Si se dan posiciones diversas que entran en confrontación dialógica, que se comunican y se enfrentan, es justo porque compartimos el convencimiento de que hay realmente verdad. Si no se reconoce una verdad práctica, aplicable matizadamente a la política, lo único que permanece es el poder puro, la violencia clamorosa o encubierta. El relativismo convierte en trivial el pluralismo y tiende a eliminarlo. La España actual nos ofrece una muestra evidente. Una manera de camuflar esta situación consiste en intentar separar la ética pública de la moral privada, y propugnar la neutralidad de las leyes. Pero tal postura estará siempre sometida a la fundada sospecha de que la presunta neutralidad esconde intereses de parte y posturas ideológicas muy determinadas.
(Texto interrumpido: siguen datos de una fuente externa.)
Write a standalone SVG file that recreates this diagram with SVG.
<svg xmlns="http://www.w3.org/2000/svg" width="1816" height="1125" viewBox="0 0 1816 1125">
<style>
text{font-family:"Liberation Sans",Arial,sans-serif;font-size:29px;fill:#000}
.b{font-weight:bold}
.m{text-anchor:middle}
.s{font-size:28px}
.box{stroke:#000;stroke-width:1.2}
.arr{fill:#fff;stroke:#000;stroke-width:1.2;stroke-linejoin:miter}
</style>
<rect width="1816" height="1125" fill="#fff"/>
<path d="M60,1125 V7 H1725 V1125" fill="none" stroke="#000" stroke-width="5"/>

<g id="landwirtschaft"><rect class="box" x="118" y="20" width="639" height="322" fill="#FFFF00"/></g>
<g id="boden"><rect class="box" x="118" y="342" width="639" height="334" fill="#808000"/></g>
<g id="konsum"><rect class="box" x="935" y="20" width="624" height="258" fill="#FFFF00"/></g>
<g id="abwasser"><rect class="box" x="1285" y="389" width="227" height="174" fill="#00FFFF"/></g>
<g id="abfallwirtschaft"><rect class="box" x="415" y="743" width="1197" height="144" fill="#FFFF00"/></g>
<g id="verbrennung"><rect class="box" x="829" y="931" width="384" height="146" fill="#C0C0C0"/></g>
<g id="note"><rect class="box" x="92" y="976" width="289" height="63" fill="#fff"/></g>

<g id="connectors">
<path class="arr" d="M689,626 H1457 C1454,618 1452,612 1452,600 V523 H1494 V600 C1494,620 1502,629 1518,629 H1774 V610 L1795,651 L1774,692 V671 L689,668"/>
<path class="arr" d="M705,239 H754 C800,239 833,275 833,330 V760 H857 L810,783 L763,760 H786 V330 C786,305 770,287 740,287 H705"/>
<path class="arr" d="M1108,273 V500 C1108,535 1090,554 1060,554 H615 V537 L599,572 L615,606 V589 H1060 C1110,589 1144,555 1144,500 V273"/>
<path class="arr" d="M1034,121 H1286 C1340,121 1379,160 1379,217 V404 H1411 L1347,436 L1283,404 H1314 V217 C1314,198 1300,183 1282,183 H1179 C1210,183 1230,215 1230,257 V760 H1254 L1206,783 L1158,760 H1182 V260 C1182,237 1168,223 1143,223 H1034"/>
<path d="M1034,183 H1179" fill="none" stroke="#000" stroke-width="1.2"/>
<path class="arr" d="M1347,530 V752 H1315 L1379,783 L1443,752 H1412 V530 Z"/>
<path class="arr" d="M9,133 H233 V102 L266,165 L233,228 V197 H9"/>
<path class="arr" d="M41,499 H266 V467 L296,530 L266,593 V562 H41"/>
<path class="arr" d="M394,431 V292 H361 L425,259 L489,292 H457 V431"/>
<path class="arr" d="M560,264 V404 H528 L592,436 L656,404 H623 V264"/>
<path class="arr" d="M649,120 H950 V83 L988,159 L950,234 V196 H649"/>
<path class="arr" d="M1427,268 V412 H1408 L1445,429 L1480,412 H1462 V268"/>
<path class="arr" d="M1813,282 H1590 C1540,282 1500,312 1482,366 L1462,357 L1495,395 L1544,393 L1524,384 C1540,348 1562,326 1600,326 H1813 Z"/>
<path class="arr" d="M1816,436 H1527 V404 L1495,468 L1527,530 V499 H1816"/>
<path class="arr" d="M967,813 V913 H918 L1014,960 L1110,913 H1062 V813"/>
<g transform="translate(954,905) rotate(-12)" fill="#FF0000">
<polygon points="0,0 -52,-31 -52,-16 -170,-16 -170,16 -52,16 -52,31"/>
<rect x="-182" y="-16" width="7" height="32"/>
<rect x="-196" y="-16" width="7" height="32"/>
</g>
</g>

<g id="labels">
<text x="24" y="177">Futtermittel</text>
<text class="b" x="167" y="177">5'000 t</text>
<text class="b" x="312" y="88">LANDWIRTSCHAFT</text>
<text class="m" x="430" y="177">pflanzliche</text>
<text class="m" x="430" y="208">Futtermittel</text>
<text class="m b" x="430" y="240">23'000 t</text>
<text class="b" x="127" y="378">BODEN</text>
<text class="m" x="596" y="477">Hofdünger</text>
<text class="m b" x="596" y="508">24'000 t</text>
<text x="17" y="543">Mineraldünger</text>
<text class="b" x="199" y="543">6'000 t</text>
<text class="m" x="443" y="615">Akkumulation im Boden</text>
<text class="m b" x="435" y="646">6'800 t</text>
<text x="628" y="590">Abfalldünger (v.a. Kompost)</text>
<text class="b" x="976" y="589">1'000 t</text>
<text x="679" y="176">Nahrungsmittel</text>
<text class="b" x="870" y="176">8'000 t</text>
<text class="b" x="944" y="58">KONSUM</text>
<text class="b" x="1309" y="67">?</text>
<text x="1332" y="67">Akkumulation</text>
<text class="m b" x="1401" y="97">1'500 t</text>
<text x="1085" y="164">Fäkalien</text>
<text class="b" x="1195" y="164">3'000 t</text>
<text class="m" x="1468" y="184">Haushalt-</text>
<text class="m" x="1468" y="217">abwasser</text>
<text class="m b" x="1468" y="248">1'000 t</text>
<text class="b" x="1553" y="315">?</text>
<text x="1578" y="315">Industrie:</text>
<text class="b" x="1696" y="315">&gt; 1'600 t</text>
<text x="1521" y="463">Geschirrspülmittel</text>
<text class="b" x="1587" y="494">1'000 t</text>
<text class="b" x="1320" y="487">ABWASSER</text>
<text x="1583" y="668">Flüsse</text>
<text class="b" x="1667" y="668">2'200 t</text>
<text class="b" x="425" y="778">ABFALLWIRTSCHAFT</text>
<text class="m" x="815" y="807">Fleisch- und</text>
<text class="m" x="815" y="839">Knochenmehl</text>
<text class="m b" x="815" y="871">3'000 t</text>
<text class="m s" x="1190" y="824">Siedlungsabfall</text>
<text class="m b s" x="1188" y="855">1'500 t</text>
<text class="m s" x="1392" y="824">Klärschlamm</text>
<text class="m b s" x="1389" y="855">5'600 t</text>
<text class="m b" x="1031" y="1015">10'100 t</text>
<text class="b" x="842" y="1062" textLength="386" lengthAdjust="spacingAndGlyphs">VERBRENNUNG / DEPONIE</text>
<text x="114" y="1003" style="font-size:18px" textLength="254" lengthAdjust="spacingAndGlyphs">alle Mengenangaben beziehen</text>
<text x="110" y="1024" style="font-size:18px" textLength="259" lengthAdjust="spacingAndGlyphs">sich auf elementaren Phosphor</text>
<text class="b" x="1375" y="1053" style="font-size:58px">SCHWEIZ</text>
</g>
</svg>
Lo que está pasando entre nosotros con la Educación para la Ciudadanía reúne todos los rasgos de semejante pretensión de enmascaramiento. Se intenta hacer pasar directrices inmoralistas sobre el matrimonio, la familia y la sexualidad bajo la capa de una recomendación europea que alienta la enseñanza del civismo. Cuando el civismo nada tiene que ver, por ejemplo, con la confusión entre el matrimonio y la unión entre personas del mismo sexo. Muchos ciudadanos se quejan, con toda razón, de que se pretenden conculcar los derechos de los padres a la formación moral de sus hijos; derechos que están explícitamente protegidos por la Constitución. Pero a estos reproches tan justificados se responde desde instancias cercanas al poder político con un expediente tan torpe como echarle la culpa a los obispos. Tal acusación tienen quizá verosimilitud para quienes la formulan, tal vez acostumbrados desde su juventud a actuar de manera consignataria. Pero es completamente ridícula para quienes nunca han renunciado a pensar por cuenta propia. Recientemente se ha pretendido asociar este rechazo de la manipulación partidista con la postura de la jerarquía católica respecto a teorías biológicas, sin recordar que la Iglesia nunca ha condenado la evolución biológica, sino que ha señalado algo tan evidente como que el evolucionismo materialista es una ideología que en modo alguno se deduce de los datos científicos. Ciertamente, la educación es el cauce para lograr una democracia que ofrezca plenas garantías de pluralismo y de libertad de pensamiento. Pero toda educación auténtica tiene por camino la libertad y por foco de atracción una verdad siempre arriesgada y huidiza, nunca manipulada ni administrada por los poderosos de turno.

El hecho incuestionable de que muchas veces no nos ponemos de acuerdo sobre cuál es la verdad acerca de la orientación mejor de la vida pública no quiere decir que la política sea un campo en el que las verdades se encuentren del todo ausentes. Si tiene relevancia discutir acerca de la justicia de una ley que se va a debatir en el Parlamento, es porque los interlocutores sociales saben que existe algo que es lo justo en sí, por más que unas veces sea reconocido y otras no. En cambio, si se pretende simular que las leyes son éticamente neutrales, se empobrece el diálogo político y se da lugar a un dominio injusto de burócratas y tecnócratas sobre los ciudadanos que no tienen a mano vías de acceso a la opinión pública. Estamos entonces ante una ficción que cada vez resulta más inhabitable.